Written task:
From the first line of the entries below through the line bearing "ax = fig.add_axes([10", write out each line exactly. Omit pictures.
= = =
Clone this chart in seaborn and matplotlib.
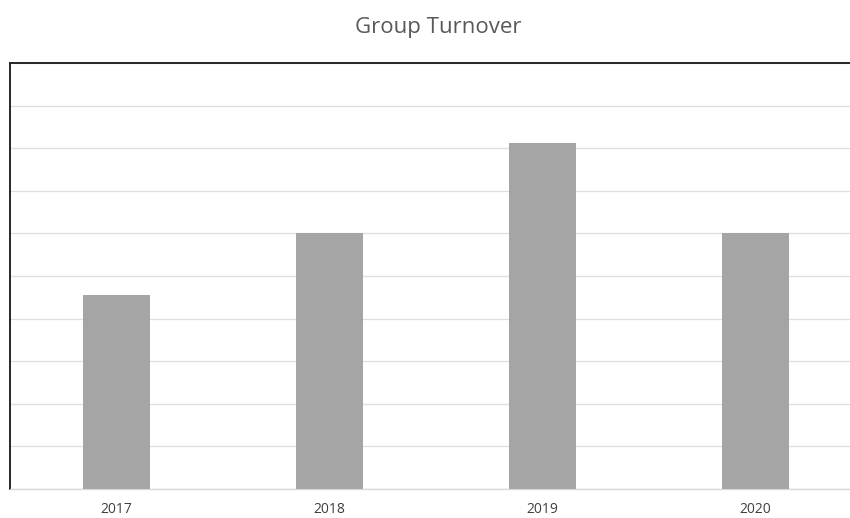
import matplotlib
matplotlib.use("Agg")
import matplotlib.pyplot as plt
import seaborn as sns
import pandas as pd

years = ["2017", "2018", "2019", "2020"]
turnover = [4.55, 6.0, 8.12, 6.0]

df = pd.DataFrame({"year": years, "turnover": turnover})

sns.set_theme(style="white")
plt.rcParams["font.family"] = ["Open Sans", "DejaVu Sans"]

fig = plt.figure(figsize=(8.5, 5.18), dpi=100)
ax = fig.add_axes([10 / 850, 29 / 518, 852 / 850, 426 / 518])

sns.barplot(data=df, x="year", y="turnover", color="#a5a5a5", width=0.31,
            saturation=1, linewidth=0, ax=ax, zorder=3)

ax.set_ylim(0, 10)
ax.set_xlim(-0.5, 3.5)
ax.set_yticks(range(0, 11))
ax.set_yticklabels([])
ax.tick_params(axis="y", length=0)
ax.tick_params(axis="x", length=0, labelsize=10, colors="#404040", pad=9.5)
ax.yaxis.grid(True, color="#dedede", linewidth=0.9)
ax.set_axisbelow(True)
ax.set_xlabel("")
ax.set_ylabel("")

for side in ["top", "left"]:
    ax.spines[side].set_visible(True)
    ax.spines[side].set_color("#262626")
    ax.spines[side].set_linewidth(1.4)
ax.spines["right"].set_visible(False)
ax.spines["bottom"].set_color("#d9d9d9")
ax.spines["bottom"].set_linewidth(1)

fig.text(438 / 850, 1 - 27 / 518, "Group Turnover", ha="center", va="center",
         fontsize=16, color="#595959")

fig.savefig("out.png", dpi=100)
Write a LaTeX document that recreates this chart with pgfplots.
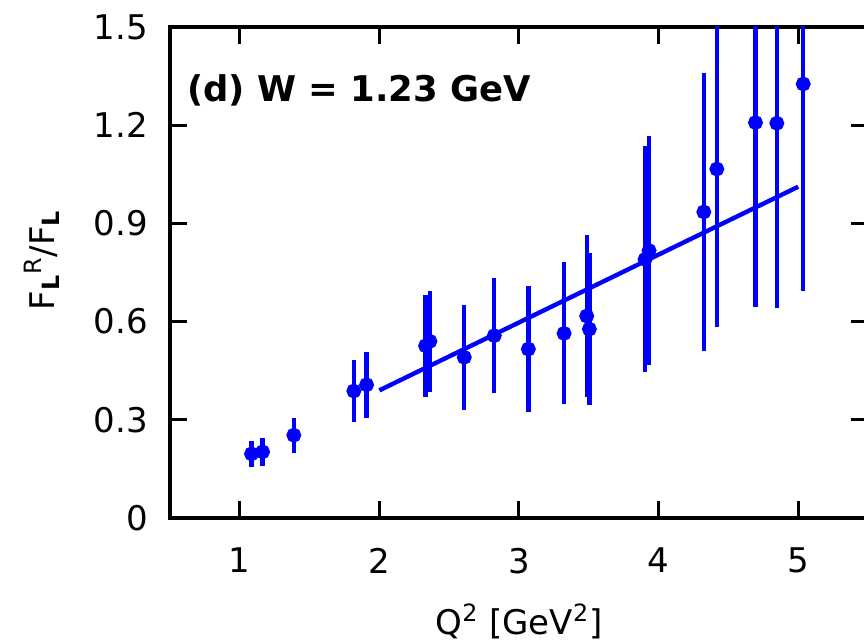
= = =
Solution:
Clone this chart in seaborn and matplotlib.
import matplotlib
matplotlib.use("Agg")
import matplotlib.pyplot as plt
import seaborn as sns
import pandas as pd

years = ["2017", "2018", "2019", "2020"]
turnover = [4.55, 6.0, 8.12, 6.0]

df = pd.DataFrame({"year": years, "turnover": turnover})

sns.set_theme(style="white")
plt.rcParams["font.family"] = ["Open Sans", "DejaVu Sans"]

fig = plt.figure(figsize=(8.5, 5.18), dpi=100)
ax = fig.add_axes([10 / 850, 29 / 518, 852 / 850, 426 / 518])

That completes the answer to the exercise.